I have the uDMA Channel Control set to UDMA_SIZE_8 | UDMA_ARB_4 for efficiency. Channel Transfer is UDMA_MODE_PING_PONG. Channel Attribute has UDMA_ATTR_USEBURST set, and I believe that I am careful to wait for the SSI Busy to be de-asserted and then only program the uDMA size to a multiple of 4 bytes.
Reading from SPI Flash works flawlessly right after a System Reset, no matter how many times I repeat the command. Since these commands involve alternating between direct SSI access for command and address versus uDMA for data, it seems that my code is written correctly. However, if I write to the SPI Flash (using direct access only, no uDMA), the next uDMA read from SPI Flash suffers from the issue that there is an extra word received at the start, followed by the expected data, one word too late. Looking at the actual pins with a logic analyzer, it's apparent that the SPI Flash chip is sending the right data at the right time, but the uDMA is delivering an extra word. Once the system gets into this state, repeating the uDMA read always has that extra word at the start of each new transfer.
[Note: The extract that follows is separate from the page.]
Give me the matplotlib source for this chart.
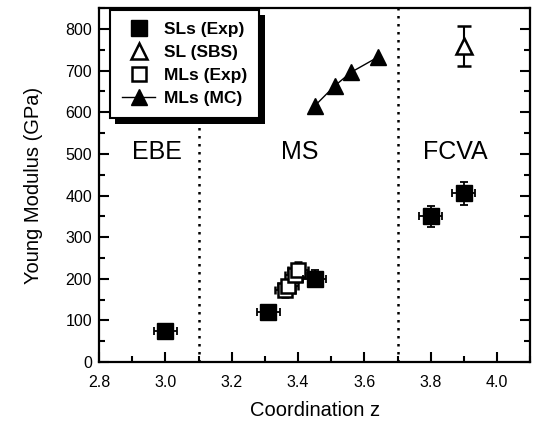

Other than looking for general help, based on the above issues, I'm also wondering whether there is some way to flush or reset the uDMA peripheral that I'm missing. Since there is an extra word coming from uDMA, I initially suspected that my write code left unread data in the SSI FIFO, but that doesn't seem possible since I empty the FIFO.
On a related note: Is it sufficient to loop until the SSI peripheral is not Busy before starting uDMA? Or, would I need to also check that the FIFO is Empty?